A well-integrated compilation of Japanese bibliography 

Description

Scholarly inquiry into any distant culture is considerably promoted when the materials on which it is based are made proximate to the inquiring scholar. The library, for a student of foreign things, is normally a sine qua non; for the work of U.S. scholars and students in Japanese studies, the collections surveyed here are a fundamental resource. Universities and centers sponsoring Japanese studies ought therefore to pay special attention to improving and maintaining them, and this publication represents part of the University of Michigan Center for Japanese Studies' effort toward that end.Two surveys of note have considered academic programs on Japan at U.S. colleges and universities.
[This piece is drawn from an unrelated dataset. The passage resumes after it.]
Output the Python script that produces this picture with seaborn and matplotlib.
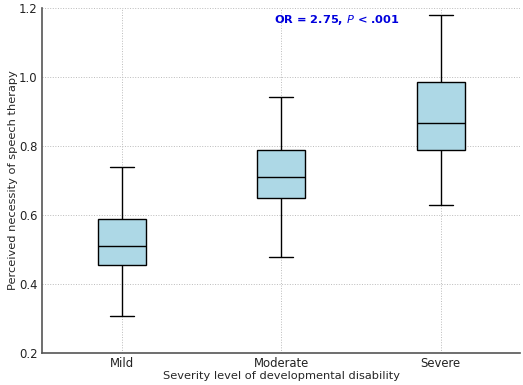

The first, under the auspices of SSRC-ACLS, was published in 1970; the second, prepared for the Subcommittee of Japanese studies of the American Panel of CULCON, was published in 1977. Neither was directed particularly at the library collections supporting the programs, although both pointed to the importance of such holdings. After a workshop which it sponsored for Japanese collection librarians August 28-30 1978, in Washington D.C., the Japan-United states Friendship Commission was moved to assist an in-depth survey of the particular and general state of the research collections in this country. This volume contains the report of that survey, which provides librarians and others concerned with collection and service development with the kind of comparative data that is usually a spur to ambition. But the surveyors, sponsors, and others involved in the completion of this work are convinced that the future development of these valuable collections depends on cooperation in services and coordination of acquisitions among them. To see themselves here gathered between two covers in itself an achievement promising well for future cooperation. [preface]

Naomi FUKUDA is a former Curator of the Asia Library, University of Michigan, and associate of the University of Michigan Center for Japanese Studies.